Known as Bocharik, the Siberian native had embodied a brief era when Russia laughed at its own flaws in "33 Square Metres", a cult hit that caricatured family life in a cramped apartment building after the collapse of the Soviet Union.
His innocent smiles and genial facial expressions won over millions of viewers.
But since February 24, 2022, he has embraced a fervent anti-West pro-Kremlin narrative.
On podcasts and social media he speaks of choosing "my homeland and my roots". He denounces those who oppose the Russian offensive and takes biting, sarcastic aim at Russians who fled the country in protest or to avoid being drafted to fight.
Before the war, he travelled extensively to Europe and the West, like most of Russia's cultural elite.
Now he slams their "anti-Russian" agenda and excessive liberalism -- echoing Kremlin talking points -- to his 400,000 followers on Telegram and Russian social media site VK.
He also hosts a weekly show on state-run radio station Sputnik.
"We are number one because we have a soul and not just money, and our guys at the front prove it every day," he said in a recent show.
"Russia always wins. We are Russians, and borscht is with us!", he says frequently -- a reference to the traditional bright red beetroot soup, claimed by both Ukraine and Russia as their national dish.
- The silent opponent -
Varvara went to an anti-war protest in Moscow the day Russia invaded and then lost her job after signing a petition against the Russian invasion.

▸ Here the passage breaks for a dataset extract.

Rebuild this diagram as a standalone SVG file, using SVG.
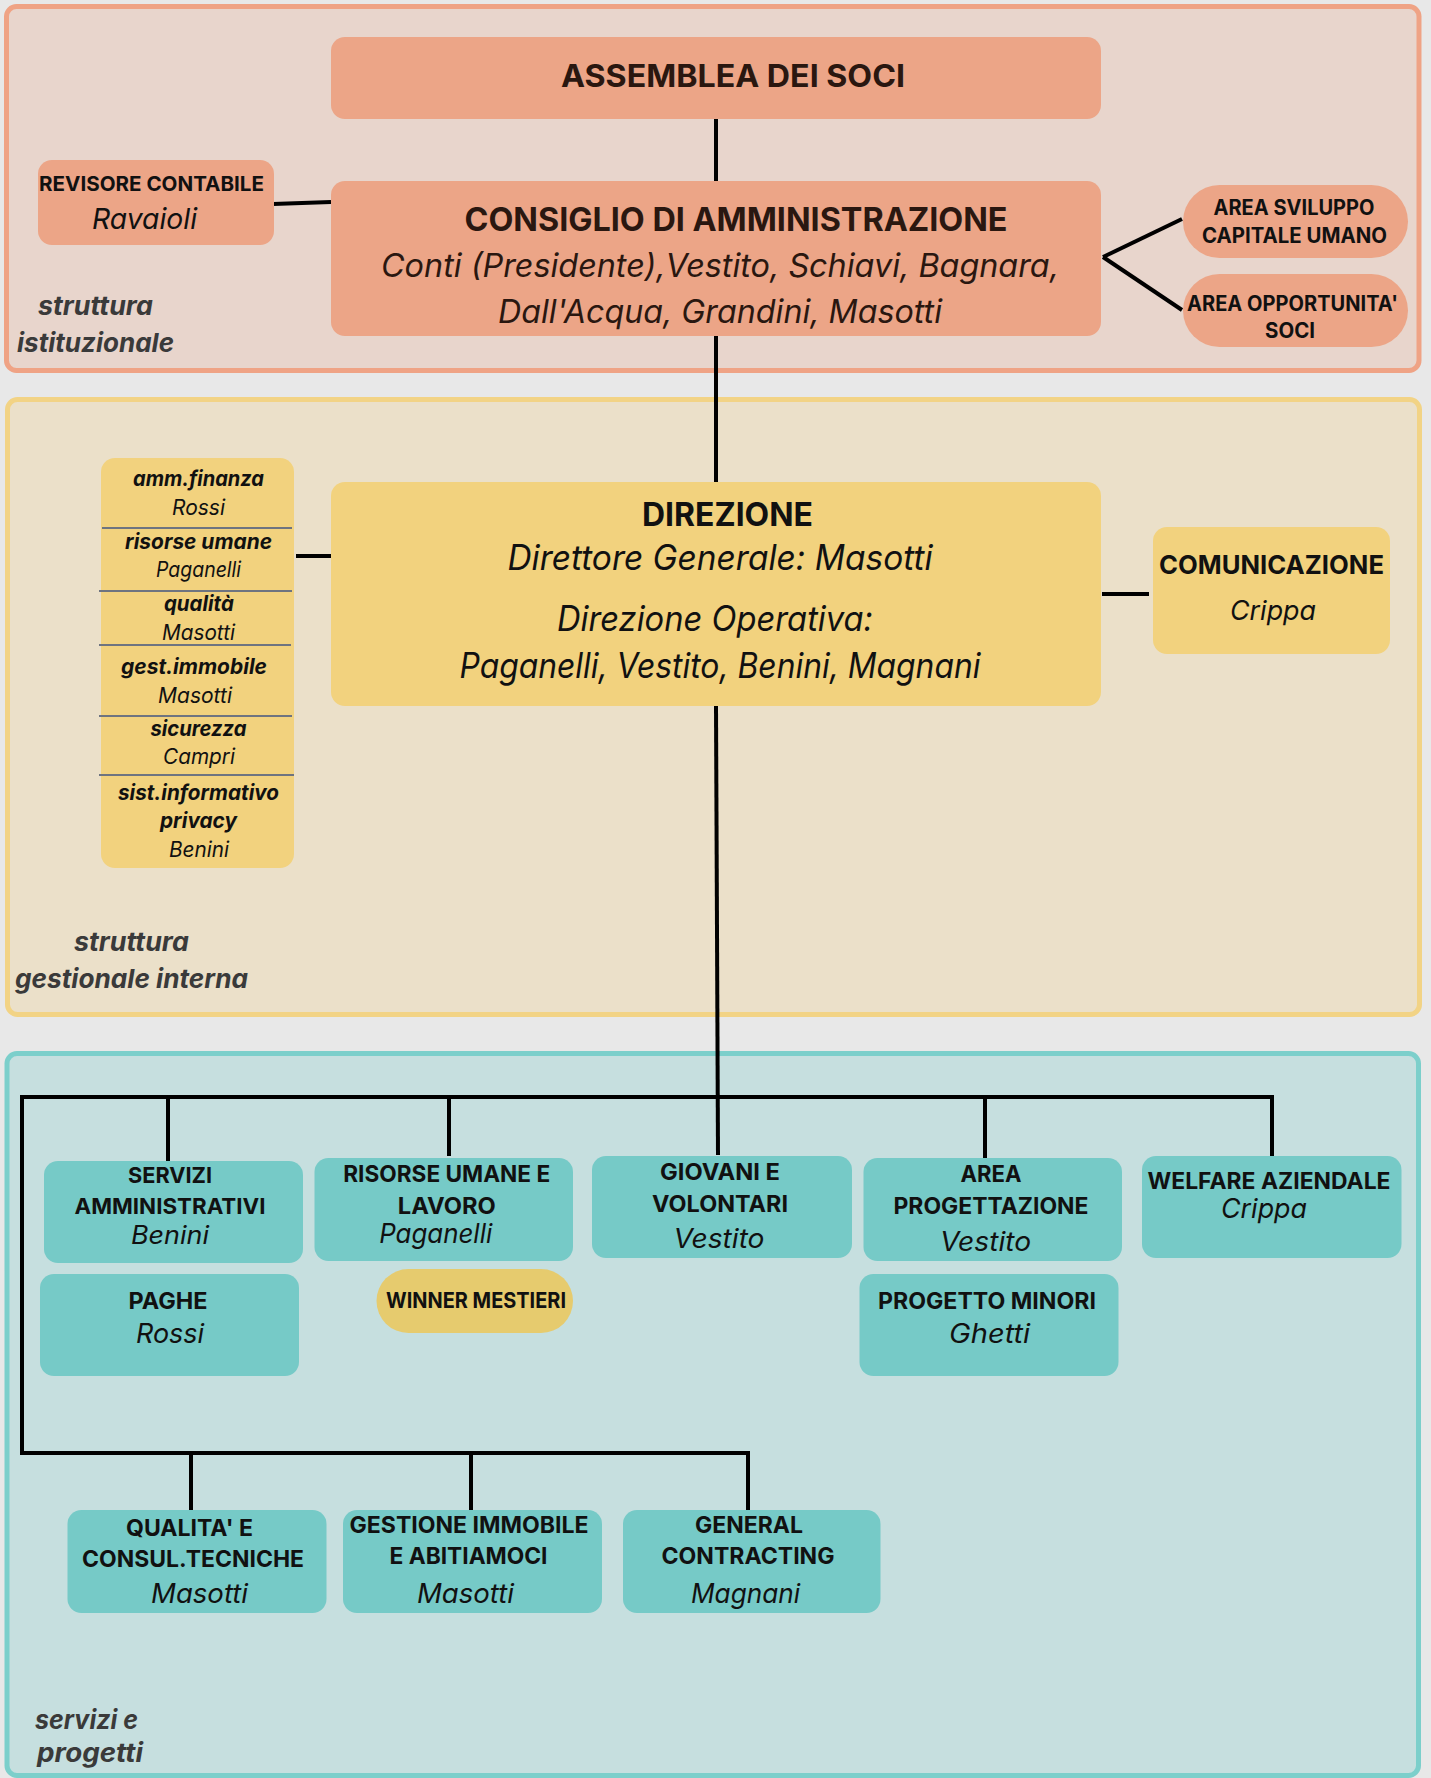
<svg xmlns="http://www.w3.org/2000/svg" width="1431" height="1778" viewBox="0 0 1431 1778">
<style>
text{font-family:Inter,"Liberation Sans",Arial,sans-serif;text-anchor:middle;fill:#111}
.b{font-weight:700}
.i{font-style:italic;font-weight:400}
.bi{font-style:italic;font-weight:700}
.pk text{fill:#2a1710}
.lbl{font-style:italic;font-weight:700;font-size:26px;fill:#3a3a3a;text-anchor:start}
.p1{fill:#E8D5CC;stroke:#EFA385;stroke-width:5}
.p2{fill:#EBE0C9;stroke:#F2D385;stroke-width:5}
.p3{fill:#C6DFDF;stroke:#7CCFCB;stroke-width:5}
.peach{fill:#ECA587}
.yel{fill:#F2D27E}
.teal{fill:#76CAC7}
.win{fill:#E6CB6E}
.conn line{stroke:#000;stroke-width:4}
.div{stroke:#6E7480;stroke-width:2}
</style>
<rect width="1431" height="1778" fill="#E8E8E8"/>
<g id="panels">
<rect class="p1" x="6.5" y="6.5" width="1412.5" height="364" rx="10"/>
<rect class="p2" x="7.5" y="399.5" width="1412" height="615" rx="10"/>
<rect class="p3" x="7" y="1053.5" width="1411.5" height="722" rx="10"/>
</g>
<g id="labels">
<text class="lbl" x="38" y="315" textLength="115" lengthAdjust="spacingAndGlyphs">struttura</text>
<text class="lbl" x="17" y="352" textLength="157" lengthAdjust="spacingAndGlyphs">istituzionale</text>
<text class="lbl" x="74" y="951" textLength="115" lengthAdjust="spacingAndGlyphs">struttura</text>
<text class="lbl" x="15" y="988" textLength="233" lengthAdjust="spacingAndGlyphs">gestionale interna</text>
<text class="lbl" x="35" y="1729" textLength="103" lengthAdjust="spacingAndGlyphs">servizi e</text>
<text class="lbl" x="37" y="1762" textLength="106" lengthAdjust="spacingAndGlyphs">progetti</text>
</g>
<g id="connectors" class="conn">
<line x1="716" y1="119" x2="716" y2="181"/>
<line x1="273" y1="204" x2="331" y2="202"/>
<line x1="1103" y1="257" x2="1182" y2="219"/>
<line x1="1103" y1="257" x2="1182" y2="310"/>
<line x1="716" y1="336" x2="716" y2="482"/>
<line x1="296" y1="556" x2="331" y2="556"/>
<line x1="1102" y1="594" x2="1149" y2="594"/>
<line x1="716" y1="706" x2="718" y2="1155"/>
<line x1="20" y1="1097" x2="1274" y2="1097"/>
<line x1="168" y1="1097" x2="168" y2="1161"/>
<line x1="449" y1="1097" x2="449" y2="1156"/>
<line x1="985" y1="1097" x2="985" y2="1158"/>
<line x1="1272" y1="1095" x2="1272" y2="1156"/>
<line x1="22" y1="1095" x2="22" y2="1455"/>
<line x1="20" y1="1453" x2="750" y2="1453"/>
<line x1="191" y1="1453" x2="191" y2="1511"/>
<line x1="471" y1="1453" x2="471" y2="1514"/>
<line x1="748" y1="1451" x2="748" y2="1512"/>
</g>
<g id="assemblea" class="pk">
<rect class="peach" x="331" y="37" width="770" height="82" rx="14"/>
<text class="b" x="733" y="87" font-size="31" textLength="344" lengthAdjust="spacingAndGlyphs">ASSEMBLEA DEI SOCI</text>
</g>
<g id="consiglio" class="pk">
<rect class="peach" x="331" y="181" width="770" height="155" rx="14"/>
<text class="b" x="736" y="231" font-size="32" textLength="543" lengthAdjust="spacingAndGlyphs">CONSIGLIO DI AMMINISTRAZIONE</text>
<text class="i" x="720" y="277" font-size="32" textLength="678" lengthAdjust="spacingAndGlyphs">Conti (Presidente),Vestito, Schiavi, Bagnara,</text>
<text class="i" x="720" y="323" font-size="32" textLength="444" lengthAdjust="spacingAndGlyphs">Dall'Acqua, Grandini, Masotti</text>
</g>
<g id="revisore">
<rect class="peach" x="38" y="160" width="236" height="85" rx="14"/>
<text class="b" x="151.5" y="191" font-size="20" textLength="225" lengthAdjust="spacingAndGlyphs">REVISORE CONTABILE</text>
<text class="i" x="144.5" y="229" font-size="29" textLength="105" lengthAdjust="spacingAndGlyphs">Ravaioli</text>
</g>
<g id="area-sviluppo">
<rect class="peach" x="1183" y="185" width="225" height="73" rx="36.5"/>
<text class="b" x="1294" y="215" font-size="21" textLength="161" lengthAdjust="spacingAndGlyphs">AREA SVILUPPO</text>
<text class="b" x="1294.5" y="243" font-size="21" textLength="185" lengthAdjust="spacingAndGlyphs">CAPITALE UMANO</text>
</g>
<g id="area-opportunita">
<rect class="peach" x="1183" y="274" width="225" height="73" rx="36.5"/>
<text class="b" x="1292.5" y="311" font-size="21" textLength="211" lengthAdjust="spacingAndGlyphs">AREA OPPORTUNITA'</text>
<text class="b" x="1290" y="338" font-size="21" textLength="50" lengthAdjust="spacingAndGlyphs">SOCI</text>
</g>
<g id="funzioni">
<rect class="yel" x="101" y="458" width="193" height="410" rx="14"/>
<line class="div" x1="102" y1="528" x2="292" y2="528"/>
<line class="div" x1="99" y1="591" x2="292" y2="591"/>
<line class="div" x1="99" y1="645" x2="291" y2="645"/>
<line class="div" x1="99" y1="716" x2="292" y2="716"/>
<line class="div" x1="99" y1="775" x2="294" y2="775"/>
<text class="bi" x="198.5" y="486" font-size="21" textLength="131" lengthAdjust="spacingAndGlyphs">amm.finanza</text>
<text class="i" x="198.5" y="515" font-size="21" textLength="53" lengthAdjust="spacingAndGlyphs">Rossi</text>
<text class="bi" x="198.5" y="549" font-size="21" textLength="147" lengthAdjust="spacingAndGlyphs">risorse umane</text>
<text class="i" x="198.5" y="577" font-size="21" textLength="85" lengthAdjust="spacingAndGlyphs">Paganelli</text>
<text class="bi" x="199" y="611" font-size="21" textLength="70" lengthAdjust="spacingAndGlyphs">qualità</text>
<text class="i" x="198.5" y="640" font-size="21" textLength="73" lengthAdjust="spacingAndGlyphs">Masotti</text>
<text class="bi" x="194" y="674" font-size="21" textLength="146" lengthAdjust="spacingAndGlyphs">gest.immobile</text>
<text class="i" x="195" y="703" font-size="21" textLength="74" lengthAdjust="spacingAndGlyphs">Masotti</text>
<text class="bi" x="198.5" y="736" font-size="21" textLength="96" lengthAdjust="spacingAndGlyphs">sicurezza</text>
<text class="i" x="199" y="764" font-size="21" textLength="72" lengthAdjust="spacingAndGlyphs">Campri</text>
<text class="bi" x="198.5" y="800" font-size="21" textLength="161" lengthAdjust="spacingAndGlyphs">sist.informativo</text>
<text class="bi" x="198.5" y="828" font-size="21" textLength="77" lengthAdjust="spacingAndGlyphs">privacy</text>
<text class="i" x="199" y="857" font-size="21" textLength="60" lengthAdjust="spacingAndGlyphs">Benini</text>
</g>
<g id="direzione">
<rect class="yel" x="331" y="482" width="770" height="224" rx="14"/>
<text class="b" x="727.5" y="526" font-size="32" textLength="171" lengthAdjust="spacingAndGlyphs">DIREZIONE</text>
<text class="i" x="720" y="570" font-size="35" textLength="425" lengthAdjust="spacingAndGlyphs">Direttore Generale: Masotti</text>
<text class="i" x="715" y="631" font-size="35" textLength="316" lengthAdjust="spacingAndGlyphs">Direzione Operativa:</text>
<text class="i" x="720" y="678" font-size="35" textLength="521" lengthAdjust="spacingAndGlyphs">Paganelli, Vestito, Benini, Magnani</text>
</g>
<g id="comunicazione">
<rect class="yel" x="1153" y="527" width="237" height="127" rx="14"/>
<text class="b" x="1271.5" y="574" font-size="26" textLength="225" lengthAdjust="spacingAndGlyphs">COMUNICAZIONE</text>
<text class="i" x="1273" y="620" font-size="27" textLength="86" lengthAdjust="spacingAndGlyphs">Crippa</text>
</g>
<g id="servizi-amministrativi">
<rect class="teal" x="44" y="1161" width="259" height="102" rx="14"/>
<text class="b" x="170" y="1183" font-size="22" textLength="84" lengthAdjust="spacingAndGlyphs">SERVIZI</text>
<text class="b" x="170" y="1214" font-size="22" textLength="191" lengthAdjust="spacingAndGlyphs">AMMINISTRATIVI</text>
<text class="i" x="170" y="1244" font-size="25" textLength="78" lengthAdjust="spacingAndGlyphs">Benini</text>
</g>
<g id="paghe">
<rect class="teal" x="40" y="1274" width="259" height="102" rx="14"/>
<text class="b" x="168" y="1309" font-size="23" textLength="79" lengthAdjust="spacingAndGlyphs">PAGHE</text>
<text class="i" x="170" y="1343" font-size="27" textLength="68" lengthAdjust="spacingAndGlyphs">Rossi</text>
</g>
<g id="risorse-umane">
<rect class="teal" x="314.5" y="1158" width="258.5" height="103" rx="14"/>
<text class="b" x="446.7" y="1182" font-size="23" textLength="207" lengthAdjust="spacingAndGlyphs">RISORSE UMANE E</text>
<text class="b" x="446.8" y="1214" font-size="23" textLength="98" lengthAdjust="spacingAndGlyphs">LAVORO</text>
<text class="i" x="435.7" y="1243" font-size="27" textLength="113" lengthAdjust="spacingAndGlyphs">Paganelli</text>
</g>
<g id="winner-mestieri">
<rect class="win" x="376.5" y="1269" width="196.5" height="64" rx="32"/>
<text class="b" x="476" y="1308" font-size="22" textLength="180" lengthAdjust="spacingAndGlyphs">WINNER MESTIERI</text>
</g>
<g id="giovani-volontari">
<rect class="teal" x="592" y="1156" width="260" height="102" rx="14"/>
<text class="b" x="720" y="1180" font-size="23" textLength="120" lengthAdjust="spacingAndGlyphs">GIOVANI E</text>
<text class="b" x="720" y="1212" font-size="23" textLength="136" lengthAdjust="spacingAndGlyphs">VOLONTARI</text>
<text class="i" x="719" y="1248" font-size="27" textLength="91" lengthAdjust="spacingAndGlyphs">Vestito</text>
</g>
<g id="area-progettazione">
<rect class="teal" x="863.5" y="1158" width="258.5" height="103" rx="14"/>
<text class="b" x="991" y="1182" font-size="23" textLength="61" lengthAdjust="spacingAndGlyphs">AREA</text>
<text class="b" x="991" y="1214" font-size="23" textLength="195" lengthAdjust="spacingAndGlyphs">PROGETTAZIONE</text>
<text class="i" x="985.6" y="1251" font-size="27" textLength="91" lengthAdjust="spacingAndGlyphs">Vestito</text>
</g>
<g id="progetto-minori">
<rect class="teal" x="859.5" y="1274" width="259" height="102" rx="14"/>
<text class="b" x="987" y="1309" font-size="23" textLength="218" lengthAdjust="spacingAndGlyphs">PROGETTO MINORI</text>
<text class="i" x="989.6" y="1343" font-size="27" textLength="81" lengthAdjust="spacingAndGlyphs">Ghetti</text>
</g>
<g id="welfare-aziendale">
<rect class="teal" x="1142" y="1156" width="259.5" height="102" rx="14"/>
<text class="b" x="1269" y="1189" font-size="23" textLength="243" lengthAdjust="spacingAndGlyphs">WELFARE AZIENDALE</text>
<text class="i" x="1264" y="1218" font-size="27" textLength="86" lengthAdjust="spacingAndGlyphs">Crippa</text>
</g>
<g id="qualita-consulenze">
<rect class="teal" x="67.5" y="1510" width="259" height="103" rx="14"/>
<text class="b" x="189.5" y="1536" font-size="23" textLength="127" lengthAdjust="spacingAndGlyphs">QUALITA' E</text>
<text class="b" x="193" y="1567" font-size="23" textLength="222" lengthAdjust="spacingAndGlyphs">CONSUL.TECNICHE</text>
<text class="i" x="199.5" y="1603" font-size="27" textLength="97" lengthAdjust="spacingAndGlyphs">Masotti</text>
</g>
<g id="gestione-immobile">
<rect class="teal" x="343" y="1510" width="259" height="103" rx="14"/>
<text class="b" x="469" y="1533" font-size="23" textLength="239" lengthAdjust="spacingAndGlyphs">GESTIONE IMMOBILE</text>
<text class="b" x="468.5" y="1564" font-size="23" textLength="158" lengthAdjust="spacingAndGlyphs">E ABITIAMOCI</text>
<text class="i" x="465.4" y="1603" font-size="27" textLength="97" lengthAdjust="spacingAndGlyphs">Masotti</text>
</g>
<g id="general-contracting">
<rect class="teal" x="623" y="1510" width="257.5" height="103" rx="14"/>
<text class="b" x="749" y="1533" font-size="23" textLength="108" lengthAdjust="spacingAndGlyphs">GENERAL</text>
<text class="b" x="748" y="1564" font-size="23" textLength="173" lengthAdjust="spacingAndGlyphs">CONTRACTING</text>
<text class="i" x="745.5" y="1603" font-size="27" textLength="109" lengthAdjust="spacingAndGlyphs">Magnani</text>
</g>
</svg>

"I warned loved ones that I might be arrested, leaving a spare set of keys and hoping my cat wouldn't starve in my absence," she told AFP.
Varvara, who asked for her name to be changed, managed to avoid being caught in a massive crackdown on street protestors.
As Russia passed sweeping military censorship laws in the days that followed, waves of her friends left the country.
"I did have the thought that I probably needed to leave," she told AFP in Moscow recently. "But at the same time I didn't understand how, where, and on what money I would live."
The knock at the door from masked police that she was half-expecting never came and she got a new job with a non-profit organisation.
It took her two years to be able to feel happiness in her daily life without guilt over the war being waged by her country, she said.
Married to a man with a child from a previous relationship, she has stopped speaking out.
"I feel responsible. And I know I want children. I can no longer afford to take this kind of optional risk," she said.
Most anti-war Russians still in the country see staying silent as the only way to avoid being thrown in jail.
Still, the conflict dominates Varvara's life -- including her relationship with her father.
He works in the security services, fought in Ukraine, and regularly offers financial help.
"He's my father, I love him. But for me, it's impossible to accept this money," she told AFP.
As for the future of Russia? She is pessimistic.
"I don't believe it's possible to change the regime in the current situation. Any resistance from below will be crushed. I just hope we, simply physically, live through this."